New Study Estimates Bitcoin Could Consume 7.7 gigawatts Before the End of 2018
The Bitcoin network is run by miners, computers that maintain the shared transaction ledger called the blockchain. Energy consumption required to mine Bitcoin may soon become too expensive for cryptocurrency mining to become profitable.
A new study estimates that cryptocurrency mining can consume as much as 2.6GW of power, almost as much electric power as Ireland consumes. This figure could rise to 7.7GW before the end of 2018 accounting for almost half a percent of the world’s electricity consumption.
At this point, mining Bitcoin requires such intense and specific hardware that the only way for most people to get in on the crypto game is to simply buy the currency through an exchange. But that doesn’t mean mining has slowed down.
Bitcoin mining requires energy to perform the calculations, hash, that give the miners Bitcoin rewards. In mid-February, it was reported that crypto mining in the country of Iceland would consume more energy than households in 2018. The debate over whether Bitcoin mining is overly harmful for the environment is seen by some as a non-issue, due to the real need for Bitcoin in under-banked countries.
So much energy is required in mining due to the decentralized nature of Bitcoin. Because the cryptocurrency depends on a point-to-point network to keep records of transactions, energy is needed to power large distributed networks of computers.

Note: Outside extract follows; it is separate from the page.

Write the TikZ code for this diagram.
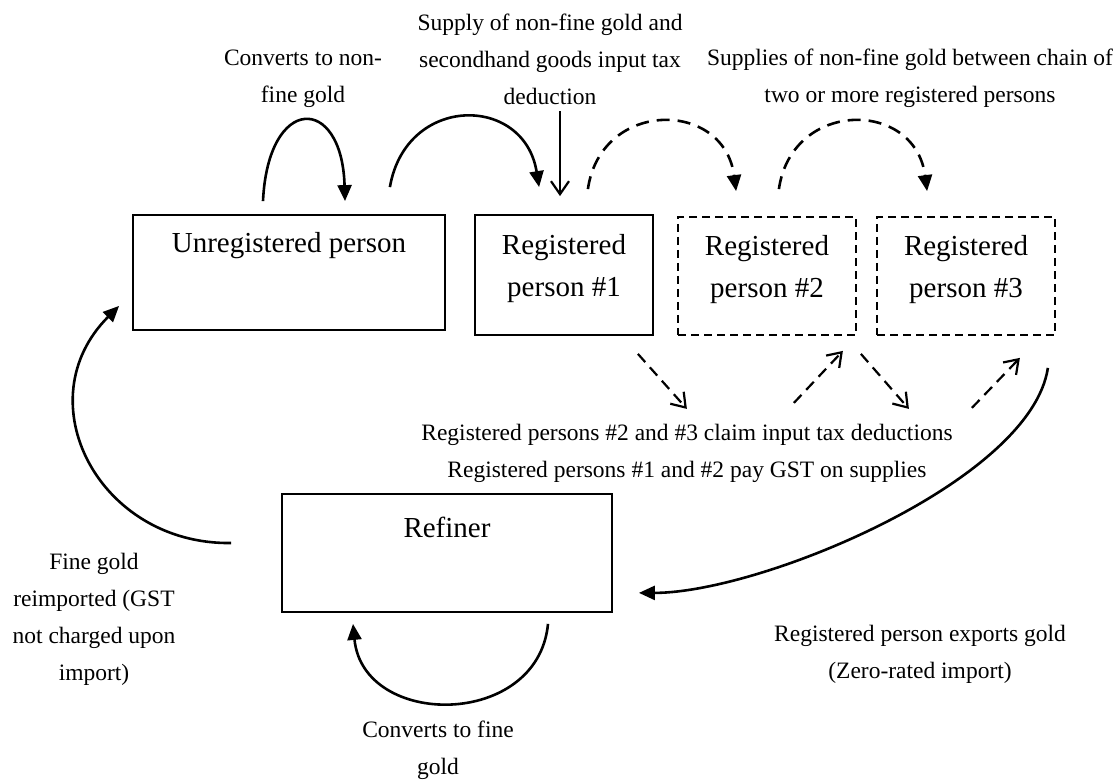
\documentclass[tikz,border=0pt]{standalone}
\usepackage{fontspec}
\setmainfont{Liberation Serif}
\usetikzlibrary{arrows.meta,calc}
\begin{document}
\begin{tikzpicture}[x=1pt,y=-1pt,
  box/.style={draw, line width=1.8pt, inner sep=0pt},
  dbox/.style={box, dash pattern=on 8pt off 5pt},
  lbl/.style={font=\fontsize{29}{42}\selectfont, align=center, anchor=center, inner sep=0pt},
  txt/.style={font=\fontsize{23.5}{37}\selectfont, align=center, inner sep=0pt},
  solidarr/.style={line width=2.6pt, -{Triangle[length=16pt,width=14pt]}},
  dasharr/.style={solidarr, dash pattern=on 13pt off 8pt},
  openarr/.style={line width=2.2pt, -{Straight Barb[length=13pt,width=18pt]}},
  dopenarr/.style={openarr, dash pattern=on 11pt off 7pt}
]
\useasboundingbox (0,0) rectangle (1120,783);

% boxes
\node[box, minimum width=312pt, minimum height=115pt,
  label={[lbl, yshift=-31pt]north:Unregistered person}] (U) at (289,272.5) {};
\node[box, minimum width=178pt, minimum height=120pt,
  label={[lbl, yshift=-54pt]north:Registered\\person \#1}] (R1) at (564,275) {};
\node[dbox, minimum width=178pt, minimum height=118pt,
  label={[lbl, yshift=-53pt]north:Registered\\person \#2}] (R2) at (767,276) {};
\node[dbox, minimum width=178pt, minimum height=118pt,
  label={[lbl, yshift=-53pt]north:Registered\\person \#3}] (R3) at (966,276) {};
\node[box, minimum width=330pt, minimum height=118pt,
  label={[lbl, yshift=-34pt]north:Refiner}] (R) at (447,553) {};

% captions
\node[txt] (c1) at (303,78.5) {Converts to non-\\fine gold};
\node[txt] (c2) at (550,59.5) {Supply of non-fine gold and\\secondhand goods input tax\\deduction};
\node[txt] (c3) at (910,78.5) {Supplies of non-fine gold between chain of\\two or more registered persons};
\node[txt] (c4) at (687,453.5) {Registered persons \#2 and \#3 claim input tax deductions\\Registered persons \#1 and \#2 pay GST on supplies};
\node[txt] (c5) at (94,619.5) {Fine gold\\reimported (GST\\not charged upon\\import)};
\node[txt] (c6) at (920,654.5) {Registered person exports gold\\(Zero-rated import)};
\node[txt] (c7) at (438,750) {Converts to fine\\gold};

% connectors
\draw[solidarr] ($(U.north)+(-26,-13)$) .. controls +(5,-107) and +(-3,-107) .. ($(U.north)+(56,-13)$);
\draw[solidarr] ($(U.north east)+(-56,-27)$) .. controls +(16,-93) and +(-15,-93) .. ($(R1.north west)+(65,-27)$);
\draw[openarr] ($(c2.south)+(10,6)$) -- ($(R1.north)+(-4,-18)$);
\draw[dasharr] ($(R1.north east)+(-66,-25)$) .. controls +(13,-90) and +(-12,-92) .. ($(R2.north west)+(59,-25)$);
\draw[dasharr] ($(R2.north east)+(-78,-27)$) .. controls +(13,-90) and +(-12,-92) .. ($(R3.north west)+(51,-25)$);

\draw[dopenarr] ($(R1.south east)+(-16,18)$) -- ($(R1.south east)+(33,73)$);
\draw[dopenarr] ($(R2.south east)+(-63,67)$) -- ($(R2.south east)+(-14,15)$);
\draw[dopenarr] ($(R2.south east)+(4,18)$) -- ($(R2.south east)+(52,73)$);
\draw[dopenarr] ($(R3.south east)+(-84,72)$) -- ($(R3.south east)+(-36,22)$);

\draw[solidarr] ($(R3.south east)+(-8,32)$) .. controls +(-17,113) and +(122,0) .. ($(R.south east)+(26,-20)$);
\draw[solidarr] ($(R.south)+(101,11)$) .. controls +(-10,105) and +(10,105) .. ($(R.south)+(-94,11)$);
\draw[solidarr] ($(R.west)+(-50,-10)$) .. controls +(-132,2) and +(-95,95) .. ($(U.south west)+(-13,-25)$);
\end{tikzpicture}
\end{document}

As de Vries makes clear in his new paper, these numbers are necessarily speculative. Bitcoin mining is a decentralized and secretive industry. We know how much computing power the bitcoin network has right now it’s about 30 million trillion SHA-256 hashes per second. But miners are making these calculations on different types of hardware with different levels of energy efficiency, so we can’t convert that figure directly to energy consumption.